# Instruction
Scan the listing below and copy every line holding "document".

# Data

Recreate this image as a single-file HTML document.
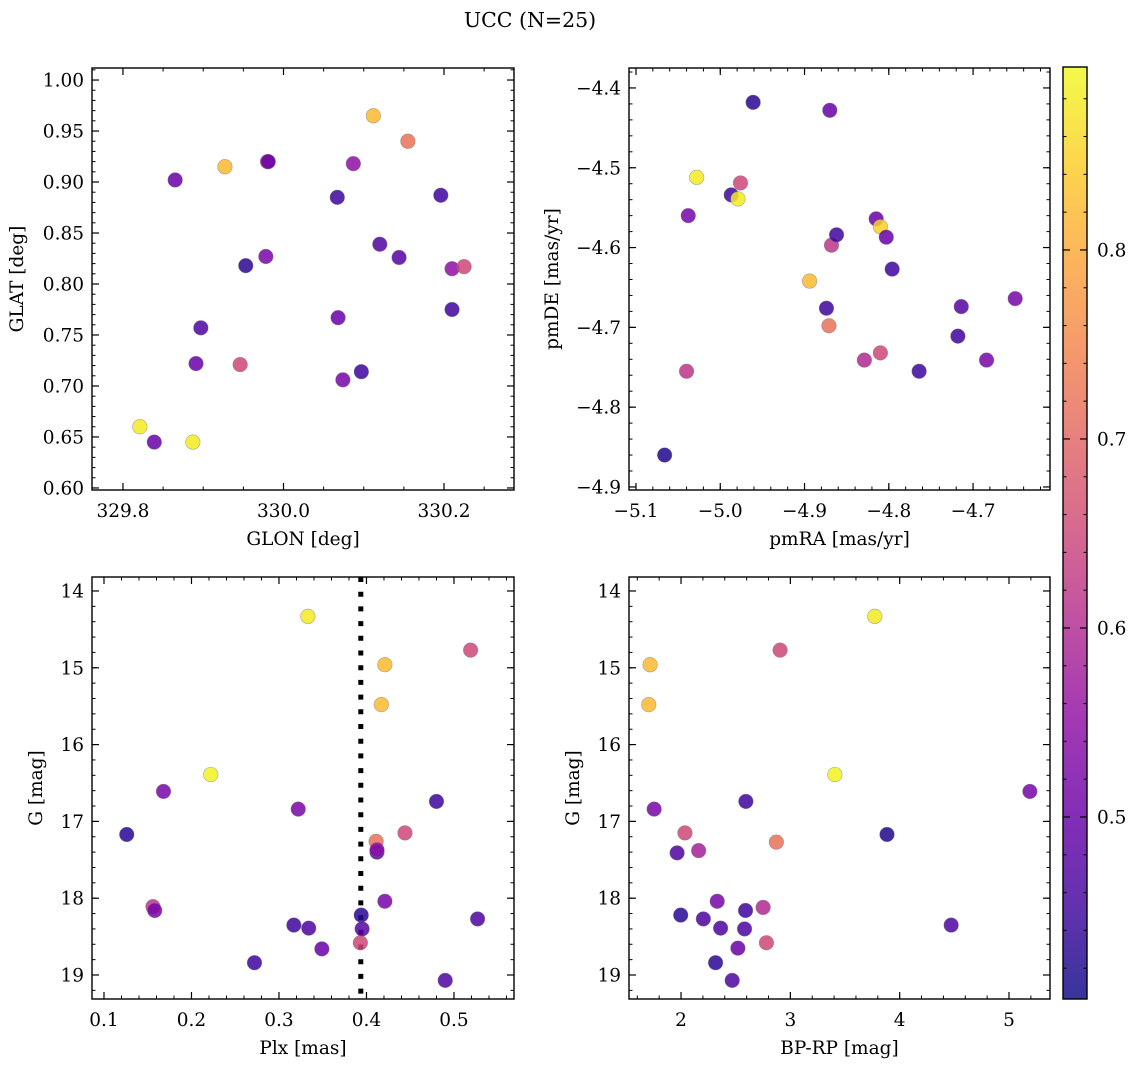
<!DOCTYPE html>
<html><head><meta charset="utf-8"><style>
html,body{margin:0;padding:0;background:#fff;}
svg{display:block;font-family:"DejaVu Serif","Liberation Serif",serif;}
</style></head><body>
<svg id="fig" width="1136" height="1067" viewBox="0 0 1136 1067" xmlns="http://www.w3.org/2000/svg">
<text x="530" y="27" font-size="20.5" text-anchor="middle">UCC (N=25)</text>
</svg>
<script>
// ---- data ----
const glon = [329.821,329.839,329.865,329.887,329.891,329.897,329.927,329.946,329.953,329.978,329.980,329.981,330.067,330.068,330.074,330.087,330.097,330.112,330.120,330.144,330.155,330.196,330.210,330.210,330.225];
const glat = [0.660,0.645,0.902,0.645,0.722,0.757,0.915,0.721,0.818,0.827,0.920,0.920,0.885,0.767,0.706,0.918,0.714,0.965,0.839,0.826,0.940,0.887,0.815,0.775,0.817];
const cTL  = [0.88,0.50,0.50,0.88,0.50,0.47,0.82,0.65,0.43,0.52,0.62,0.50,0.45,0.50,0.52,0.55,0.45,0.82,0.47,0.48,0.72,0.45,0.55,0.45,0.65];
const pmra = [-5.066,-5.040,-5.038,-5.028,-4.987,-4.976,-4.979,-4.961,-4.894,-4.874,-4.871,-4.870,-4.868,-4.862,-4.829,-4.815,-4.810,-4.810,-4.803,-4.796,-4.764,-4.718,-4.714,-4.684,-4.650];
const pmde = [-4.860,-4.755,-4.560,-4.512,-4.534,-4.519,-4.539,-4.418,-4.642,-4.676,-4.698,-4.428,-4.597,-4.584,-4.741,-4.564,-4.574,-4.732,-4.587,-4.627,-4.755,-4.711,-4.674,-4.741,-4.664];
const cTR  = [0.42,0.62,0.52,0.88,0.45,0.65,0.88,0.43,0.82,0.45,0.72,0.50,0.62,0.45,0.60,0.50,0.85,0.65,0.50,0.45,0.45,0.45,0.48,0.52,0.52];
const plx  = [0.126,0.156,0.158,0.168,0.222,0.272,0.317,0.322,0.333,0.334,0.349,0.393,0.394,0.395,0.411,0.412,0.412,0.417,0.421,0.421,0.444,0.480,0.490,0.519,0.527];
const gBL  = [17.17,18.11,18.16,16.61,16.39,18.84,18.35,16.84,14.33,18.39,18.66,18.58,18.22,18.40,17.26,17.40,17.37,15.48,14.96,18.04,17.15,16.74,19.07,14.77,18.27];
const cBL  = [0.43,0.62,0.52,0.52,0.89,0.45,0.45,0.52,0.88,0.47,0.50,0.65,0.43,0.48,0.72,0.47,0.55,0.82,0.82,0.52,0.65,0.45,0.47,0.65,0.47];
const bprp = [1.717,1.705,1.754,2.036,1.964,2.161,2.331,1.997,2.204,2.362,2.590,2.581,2.751,2.520,2.781,2.316,2.468,2.593,2.906,2.872,3.407,3.772,3.884,4.471,5.191];
const gBR  = [14.96,15.48,16.84,17.15,17.41,17.38,18.04,18.22,18.27,18.39,18.16,18.40,18.12,18.65,18.58,18.84,19.07,16.74,14.77,17.27,16.39,14.33,17.17,18.35,16.61];
const cBR  = [0.82,0.82,0.52,0.65,0.47,0.58,0.52,0.43,0.47,0.47,0.45,0.47,0.60,0.50,0.65,0.43,0.47,0.45,0.65,0.72,0.89,0.88,0.42,0.47,0.52];
const plxCut = [0.3935];
const cTicks = [0.5,0.6,0.7,0.8];
const cMin = 0.4037, cMax = 0.8968;

const NS="http://www.w3.org/2000/svg";
const svg=document.getElementById('fig');
const FS=18.5;
function mk(tag,attrs,parent){const e=document.createElementNS(NS,tag);for(const k in attrs)e.setAttribute(k,attrs[k]);(parent||svg).appendChild(e);return e;}
const plasma=[[13,8,135],[65,4,157],[106,0,168],[143,13,164],[177,42,144],[204,71,120],[225,100,98],[242,132,75],[252,166,54],[252,206,37],[240,249,33]];
function cmap(v){let t=(v-cMin)/(cMax-cMin);t=Math.max(0,Math.min(1,t))*10;const i=Math.min(9,Math.floor(t)),f=t-i;const a=plasma[i],b=plasma[i+1];return 'rgb('+[0,1,2].map(k=>Math.round(a[k]+(b[k]-a[k])*f)).join(',')+')';}
function fmt(v,d){return (v<0?'\u2212':'')+Math.abs(v).toFixed(d);}

function panel(o){
  const g=mk('g',{});
  
  
  const sx=v=>o.x0+(v-o.xmin)/(o.xmax-o.xmin)*(o.x1-o.x0);
  const sy=o.yinv? (v=>o.y0+(v-o.ymin)/(o.ymax-o.ymin)*(o.y1-o.y0)) : (v=>o.y1-(v-o.ymin)/(o.ymax-o.ymin)*(o.y1-o.y0));
  const eps=1e-9;
  for(let v=Math.ceil(o.xmin/o.xminor-eps)*o.xminor; v<=o.xmax+eps; v+=o.xminor){const x=sx(v);
    mk('line',{x1:x,x2:x,y1:o.y1,y2:o.y1-3.5,stroke:'#000','stroke-width':1},g);mk('line',{x1:x,x2:x,y1:o.y0,y2:o.y0+3.5,stroke:'#000','stroke-width':1},g);}
  for(let v=Math.ceil(o.ymin/o.yminor-eps)*o.yminor; v<=o.ymax+eps; v+=o.yminor){const y=sy(v);
    mk('line',{x1:o.x0,x2:o.x0+3.5,y1:y,y2:y,stroke:'#000','stroke-width':1},g);mk('line',{x1:o.x1,x2:o.x1-3.5,y1:y,y2:y,stroke:'#000','stroke-width':1},g);}
  o.xticks.forEach(v=>{const x=sx(v);
    mk('line',{x1:x,x2:x,y1:o.y1,y2:o.y1-7,stroke:'#000','stroke-width':1.2},g);mk('line',{x1:x,x2:x,y1:o.y0,y2:o.y0+7,stroke:'#000','stroke-width':1.2},g);
    const t=mk('text',{x:x,y:o.y1+27,'font-size':FS,'text-anchor':'middle'},g);t.textContent=fmt(v,o.xd);
    
    });
  o.yticks.forEach(v=>{const y=sy(v);
    mk('line',{x1:o.x0,x2:o.x0+7,y1:y,y2:y,stroke:'#000','stroke-width':1.2},g);mk('line',{x1:o.x1,x2:o.x1-7,y1:y,y2:y,stroke:'#000','stroke-width':1.2},g);
    const t=mk('text',{x:o.x0-8,y:y+6.5,'font-size':FS,'text-anchor':'end'},g);t.textContent=fmt(v,o.yd);
    
    });
  if(o.vline){o.vline.forEach(v=>{const l=mk('line',{x1:sx(v),x2:sx(v),y1:o.y0,y2:o.y1,stroke:'#000','stroke-width':5,'stroke-dasharray':'5,9.7'},g);
    
    });}
  for(let i=0;i<o.xs.length;i++){
    const c=mk('circle',{cx:sx(o.xs[i]),cy:sy(o.ys[i]),r:7.3,fill:cmap(o.cs[i]),'fill-opacity':0.85,stroke:'#777','stroke-opacity':0.6,'stroke-width':0.6},g);
    
    
  }
  const fr=mk('rect',{x:o.x0,y:o.y0,width:o.x1-o.x0,height:o.y1-o.y0,fill:'none',stroke:'#000','stroke-width':1.4},g);
  
  
  const xl=mk('text',{x:(o.x0+o.x1)/2,y:o.y1+55,'font-size':FS,'text-anchor':'middle'},g);xl.textContent=o.xlabel;
  
  
  const yx=o.ylx, yy=(o.y0+o.y1)/2;
  const yl=mk('text',{x:yx,y:yy,'font-size':FS,'text-anchor':'middle',transform:'rotate(-90 '+yx+' '+yy+')'},g);yl.textContent=o.ylabel;
  
  
}
function rng(a,b,s){const r=[];for(let v=a;v<=b+1e-9;v+=s)r.push(+v.toFixed(6));return r;}

panel({name:'glon-glat-panel',x0:92,x1:514,y0:68,y1:490,xmin:329.7614,xmax:330.2872,ymin:0.598,ymax:1.0118,
  xticks:[329.8,330.0,330.2],xd:1,xminor:0.05,yticks:rng(0.6,1.0,0.05),yd:2,yminor:0.01,
  xs:glon,ys:glat,cs:cTL,xlabel:'GLON [deg]',ylabel:'GLAT [deg]',ylx:23});
panel({name:'pm-panel',x0:629,x1:1050,y0:68,y1:490,xmin:-5.1083,xmax:-4.6087,ymin:-4.9038,ymax:-4.375,
  xticks:rng(-5.1,-4.7,0.1),xd:1,xminor:0.02,yticks:rng(-4.9,-4.4,0.1),yd:1,yminor:0.02,
  xs:pmra,ys:pmde,cs:cTR,xlabel:'pmRA [mas/yr]',ylabel:'pmDE [mas/yr]',ylx:558});
panel({name:'plx-g-panel',x0:92,x1:514,y0:577,y1:999,xmin:0.0863,xmax:0.5686,ymin:13.818,ymax:19.3125,yinv:true,
  xticks:rng(0.1,0.5,0.1),xd:1,xminor:0.02,yticks:rng(14,19,1),yd:0,yminor:0.2,
  xs:plx,ys:gBL,cs:cBL,vline:plxCut,xlabel:'Plx [mas]',ylabel:'G [mag]',ylx:42});
panel({name:'cmd-panel',x0:629,x1:1050,y0:577,y1:999,xmin:1.524,xmax:5.375,ymin:13.818,ymax:19.3125,yinv:true,
  xticks:[2,3,4,5],xd:0,xminor:0.2,yticks:rng(14,19,1),yd:0,yminor:0.2,
  xs:bprp,ys:gBR,cs:cBR,xlabel:'BP-RP [mag]',ylabel:'G [mag]',ylx:579});

// colorbar
const cb=mk('g',{});


const defs=mk('defs',{},cb);
const lg=mk('linearGradient',{id:'pl',x1:0,y1:1,x2:0,y2:0},defs);
plasma.forEach((c,i)=>mk('stop',{offset:(i/10),'stop-color':'rgb('+c.join(',')+')','stop-opacity':0.82},lg));
const cbx0=1063,cbx1=1087,cby0=67,cby1=999;
mk('rect',{x:cbx0,y:cby0,width:cbx1-cbx0,height:cby1-cby0,fill:'url(#pl)'},cb);
const cy=v=>cby1-(v-cMin)/(cMax-cMin)*(cby1-cby0);
for(let v=0.42;v<=cMax;v+=0.02){const y=cy(v);mk('line',{x1:cbx1,x2:cbx1-3.5,y1:y,y2:y,stroke:'#000','stroke-width':1},cb);mk('line',{x1:cbx0,x2:cbx0+3.5,y1:y,y2:y,stroke:'#000','stroke-width':1},cb);}
cTicks.forEach(v=>{const y=cy(v);
  mk('line',{x1:cbx1,x2:cbx1-7,y1:y,y2:y,stroke:'#000','stroke-width':1.2},cb);mk('line',{x1:cbx0,x2:cbx0+7,y1:y,y2:y,stroke:'#000','stroke-width':1.2},cb);
  const t=mk('text',{x:cbx1+10,y:y+6.5,'font-size':FS},cb);t.textContent=v.toFixed(1);
  
  });
mk('rect',{x:cbx0,y:cby0,width:cbx1-cbx0,height:cby1-cby0,fill:'none',stroke:'#000','stroke-width':1.4},cb);
</script>
</body></html>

# Output of the task
Recreate this image as a single-file HTML document.
const svg=document.getElementById('fig');
function mk(tag,attrs,parent){const e=document.createElementNS(NS,tag);for(const k in attrs)e.setAttribute(k,attrs[k]);(parent||svg).appendChild(e);return e;}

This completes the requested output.